Of much greater effect is the dramatisation of the mind palace in the long sequence of His Last Vow in which Holmes gets shot in the chest and has to quickly mobilise all of his knowledge and intellectual resources in order to give himself the best chances to survive. As Watson had muttered to another non-playing character in Baskerville, Sherlock’s mind palace operates on the principle of the classical art of memory, that is to say by means of places or loci in which to deposit the things to be remembered within an intimately-known imagined architecture. In the episode, we actually get to visit the palace, which partly consists of the building in Baker Street (also symbolising safety) and partly of a series of locations hidden behind closed doors along a corridor. And because the particular knowledge to be retrieved is literally a matter of life or death, the urgency turns the palace into a memory theatre in the Renaissance tradition, in which to stage dramatically the knowledge process.

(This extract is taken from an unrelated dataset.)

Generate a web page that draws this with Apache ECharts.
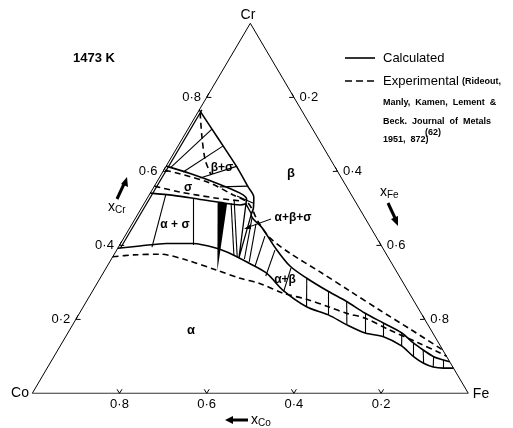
<!DOCTYPE html>
<html><head><meta charset="utf-8">
<script src="https://cdn.jsdelivr.net/npm/echarts@6/dist/echarts.min.js"></script>
<style>html,body{margin:0;padding:0;background:#fff}#c{width:513px;height:428px}</style>
</head><body><div id="c"></div>
<script>
// All compositions are [x_Cr, x_Fe]  (x_Co = 1 - x_Cr - x_Fe)
const ticks = [0.2, 0.4, 0.6, 0.8];
const tickText = ['0·2', '0·4', '0·6', '0·8'];
const triangleEdge = [[0,0],[0,1],[1,0],[0,0]];
// calculated beta boundary (beta / beta+sigma and beta / alpha+beta)
const betaBoundary = [[0.766,0.000],[0.716,0.053],[0.668,0.104],[0.612,0.163],[0.558,0.216],[0.530,0.243],[0.500,0.257],[0.482,0.261],[0.447,0.304],[0.393,0.361],[0.344,0.419],[0.311,0.474],[0.275,0.542],[0.248,0.597],[0.217,0.654],[0.190,0.710],[0.163,0.766],[0.136,0.806],[0.117,0.838],[0.099,0.871],[0.090,0.898],[0.085,0.915]];
// calculated alpha boundary
const alphaBoundary = [[0.392,0.000],[0.398,0.048],[0.405,0.105],[0.405,0.166],[0.392,0.227],[0.374,0.274],[0.351,0.323],[0.324,0.376],[0.279,0.435],[0.234,0.512],[0.212,0.573],[0.185,0.629],[0.163,0.682],[0.153,0.729],[0.128,0.783],[0.099,0.825],[0.081,0.857],[0.071,0.884],[0.068,0.909],[0.068,0.932]];
// calculated sigma phase field
const sigmaUpper = [[0.614,0.000],[0.594,0.065],[0.568,0.139],[0.541,0.206],[0.525,0.229],[0.512,0.234]];
const sigmaLower = [[0.541,0.000],[0.535,0.056],[0.524,0.123],[0.516,0.172],[0.509,0.222],[0.512,0.234]];
const edgeInner = [[0.392,0.006],[0.766,0.006]];
// experimental boundaries
const alphaExp = [[0.369,0.000],[0.374,0.045],[0.376,0.105],[0.360,0.174],[0.333,0.256],[0.311,0.321],[0.297,0.373],[0.271,0.439],[0.254,0.502],[0.234,0.562],[0.216,0.613],[0.203,0.662],[0.171,0.734],[0.136,0.818],[0.109,0.881],[0.100,0.900]];
const betaExp = [[0.603,0.003],[0.572,0.114],[0.536,0.193],[0.514,0.238],[0.463,0.287],[0.420,0.335],[0.379,0.401],[0.328,0.496],[0.276,0.591],[0.225,0.684],[0.174,0.779],[0.117,0.883]];
const sigmaExpLower = [[0.560,0.000],[0.544,0.067],[0.528,0.155],[0.520,0.216]];
const betaSigmaExp = [[0.758,0.006],[0.694,0.042],[0.631,0.081],[0.590,0.115]];
// tie lines
const tieLines = [
  [[0.609,0.012],[0.714,0.055]],[[0.598,0.047],[0.668,0.103]],[[0.582,0.094],[0.614,0.163]],[[0.558,0.151],[0.560,0.215]],[[0.533,0.203],[0.514,0.249]],
  [[0.395,0.077],[0.536,0.038]],[[0.401,0.168],[0.528,0.105]],[[0.368,0.286],[0.520,0.203]],[[0.371,0.277],[0.514,0.199]],
  [[0.474,0.267],[0.363,0.305]],[[0.458,0.284],[0.355,0.320]],
  [[0.425,0.321],[0.344,0.339]],[[0.387,0.363],[0.317,0.377]],[[0.339,0.424],[0.275,0.439]],
  [[0.311,0.474],[0.234,0.512]],[[0.275,0.542],[0.212,0.573]],[[0.248,0.597],[0.185,0.629]],[[0.217,0.654],[0.163,0.682]],
  [[0.190,0.710],[0.153,0.729]],[[0.163,0.766],[0.128,0.783]],[[0.136,0.806],[0.099,0.825]],[[0.117,0.838],[0.081,0.857]],
  [[0.099,0.871],[0.071,0.884]],[[0.090,0.898],[0.068,0.909]]
];
const threePhase = [[0.512,0.234],[0.485,0.260],[0.366,0.291],[0.512,0.234]];
const wedge = [[0.514,0.168],[0.514,0.190],[0.331,0.259]];

const P = c => [c[1] + c[0] / 2, c[0]];
const chart = echarts.init(document.getElementById('c'));
const FONT = '"Liberation Sans", Arial, sans-serif';
function curve(arr, w, dashed, smooth) {
  return {type:'line', data: arr.map(P), symbol:'none', smooth: smooth === undefined ? 0.3 : smooth, silent:true,
    lineStyle:{color:'#000', width:w, type: dashed ? [6,4] : 'solid'}, z: 3};
}
const tickData = [];
ticks.forEach((v,i) => {
  tickData.push([P([v,0])[0], P([v,0])[1], 0, i]);
  tickData.push([P([1-v,v])[0], P([1-v,v])[1], 1, i]);
  tickData.push([P([0,1-v])[0], P([0,1-v])[1], 2, i]);
});
const series = [
  curve(triangleEdge, 1, false, 0),
  curve(betaBoundary, 1.6),
  curve(alphaBoundary, 1.6),
  curve(sigmaUpper, 1.6),
  curve(sigmaLower, 1.6),
  curve(edgeInner, 1.2, false, 0),
  curve(alphaExp, 1.6, true),
  curve(betaExp, 1.6, true),
  curve(sigmaExpLower, 1.6, true),
  curve(betaSigmaExp, 1.6, true),
  curve(threePhase, 1.3, false, 0),
  {type:'lines', coordinateSystem:'cartesian2d', silent:true, z:3,
   lineStyle:{color:'#000', width:1.1, opacity:1},
   data: tieLines.map(t => ({coords: t.map(P)}))},
  {type:'custom', silent:true, z:4, data:[[0,0]],
   renderItem: (params, api) => ({type:'polygon', shape:{points: wedge.map(c => api.coord(P(c)))}, style:{fill:'#000'}})},
  {type:'custom', silent:true, z:4, data: tickData,
   renderItem: (params, api) => {
     const p = api.coord([api.value(0), api.value(1)]);
     const e = api.value(2);
     const n = e === 0 ? [0.86,-0.5] : e === 1 ? [-0.86,-0.5] : [0,-1];
     const t = [-n[1], n[0]];
     const L = 4, s = 2.5;
     const a = [p[0] + n[0]*L + t[0]*s, p[1] + n[1]*L + t[1]*s];
     const b = [p[0] + n[0]*L - t[0]*s, p[1] + n[1]*L - t[1]*s];
     return {type:'polyline', shape:{points:[a, p, b]}, style:{stroke:'#000', lineWidth:1, fill:null}};
   }}
];
chart.setOption({
  animation:false,
  grid:{left:32.3, top:23.3, width:436, height:370},
  xAxis:{type:'value', min:0, max:1, show:false},
  yAxis:{type:'value', min:0, max:1, show:false},
  series
});

const g = [];
const txt = (x, y, s, size, weight, align, extra) => g.push(Object.assign({type:'text', x, y, z:10,
  style:{text:s, font:(weight||'normal') + ' ' + size + 'px ' + FONT, fill:'#000', textAlign:align||'center', textVerticalAlign:'middle'}}, extra||{}));
const px = c => chart.convertToPixel({gridIndex:0}, P(c));
ticks.forEach((v,i) => {
  let p = px([v,0]); txt(p[0]-15, p[1], tickText[i], 13);
  p = px([1-v,v]); txt(p[0]+15, p[1], tickText[i], 13);
  p = px([0,1-v]); txt(p[0], p[1]+11, tickText[i], 13);
});
txt(248, 15, 'Cr', 14);
txt(20, 393, 'Co', 14);
txt(481, 394, 'Fe', 14);
txt(73, 58, '1473 K', 13, 'bold', 'left');
txt(291, 173, 'β', 13, 'bold');
txt(191, 330, 'α', 13, 'bold');
txt(175, 225, 'α + σ', 12, 'bold');
txt(188, 188, 'σ', 12, 'bold');
txt(222, 168, 'β+σ', 12, 'bold');
txt(293, 218, 'α+β+σ', 12, 'bold');
txt(285, 280, 'α+β', 12, 'bold');
g.push({type:'line', z:10, shape:{x1:271, y1:219, x2:246, y2:228}, style:{stroke:'#000', lineWidth:1}});
g.push({type:'polygon', z:10, shape:{points:[[244,229],[251,224],[251,229]]}, style:{fill:'#000'}});
g.push({type:'line', z:10, shape:{x1:345, y1:58, x2:375, y2:58}, style:{stroke:'#000', lineWidth:1.6}});
g.push({type:'line', z:10, shape:{x1:345, y1:81, x2:375, y2:81}, style:{stroke:'#000', lineWidth:1.6, lineDash:[7,4]}});
txt(383, 58, 'Calculated', 13, 'normal', 'left');
txt(383, 81, 'Experimental', 13, 'normal', 'left');
txt(462, 82, '(Rideout,', 9, 'bold', 'left');
txt(383, 103, 'Manly,  Kamen,  Lement  &', 9, 'bold', 'left');
txt(383, 122, 'Beck.  Journal  of  Metals', 9, 'bold', 'left');
txt(383, 140, '1951,  872)', 9, 'bold', 'left');
txt(425, 133, '(62)', 9, 'bold', 'left');
g.push({type:'line', z:10, shape:{x1:248, y1:420, x2:232, y2:420}, style:{stroke:'#000', lineWidth:3}});
g.push({type:'polygon', z:10, shape:{points:[[225,420],[233,416],[233,424]]}, style:{fill:'#000'}});
g.push({type:'text', x:251, y:420, z:10, style:{text:'{a|x}{b|Co}', textVerticalAlign:'middle', rich:{a:{font:'14px '+FONT, fill:'#000'}, b:{font:'10px '+FONT, fill:'#000', padding:[6,0,0,0]}}}});
g.push({type:'line', z:10, shape:{x1:117, y1:199, x2:124, y2:184}, style:{stroke:'#000', lineWidth:3}});
g.push({type:'polygon', z:10, shape:{points:[[127,177],[121,184],[128,187]]}, style:{fill:'#000'}});
g.push({type:'text', x:108, y:207, z:10, style:{text:'{a|x}{b|Cr}', textVerticalAlign:'middle', rich:{a:{font:'14px '+FONT, fill:'#000'}, b:{font:'10px '+FONT, fill:'#000', padding:[6,0,0,0]}}}});
g.push({type:'line', z:10, shape:{x1:388, y1:203, x2:395, y2:218}, style:{stroke:'#000', lineWidth:3}});
g.push({type:'polygon', z:10, shape:{points:[[398,226],[391,219],[398,216]]}, style:{fill:'#000'}});
g.push({type:'text', x:380, y:192, z:10, style:{text:'{a|x}{b|Fe}', textVerticalAlign:'middle', rich:{a:{font:'14px '+FONT, fill:'#000'}, b:{font:'10px '+FONT, fill:'#000', padding:[6,0,0,0]}}}});
chart.setOption({graphic: g});
</script></body></html>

Impressive as the sequence is, the show’s best riff on the history of the arts of memory comes at the end of the episode, when Holmes learns to his dismay that the vast library of incriminating information held by his adversary in his sanctum at Appledore is in fact a mind palace even grander than his own; and that those glasses that he imagined to be cybernetically connected to a remote index of this library were in fact just an ordinary pair of glasses, put on and removed as a tic, or for effect. It is a very satisfying twist, which leaves Holmes utterly outdone: not only because the lack of a physical or digital archive means there is nothing for the secret service cavalry that he has summoned to seize, but also because he has been shown the proper use of a mind palace, which consists not in supplementing the technology, but replacing it.


The ancient art of memory inaugurated – as the legend goes – by the poet Simonides of Cheos, was conceived of and practised long after the invention of writing. By seeking to restore the primacy of the oral/visual mental faculty, it was a paradoxical attempt to do away with the technology altogether, as if nowadays somebody suggested taking up calligraphy as a replacement for word processing and computing. In filling up his ‘mind attic’ as if it walls really were elastic, contra Conan Doyle, the latest Holmes is possessing of a similar hubris. But he never takes it to its logical consequence by disconnecting from the networks altogether and taking up proper residence in his grandiosely furnished palace.

In a grimly disappointing resolution, Holmes’ response to this revelation is to shoot the villain in cold blood, thus sealing his own defeat. By destroying that brain, he has destroyed the mind palace within and every trace of the sinister and damaging information it contained, forever – but he has also extinguished an ancient cultural project that he himself cannot see through. What that act of violence ultimately signifies is how hard it is to come to terms with the idea of a mind unplugged.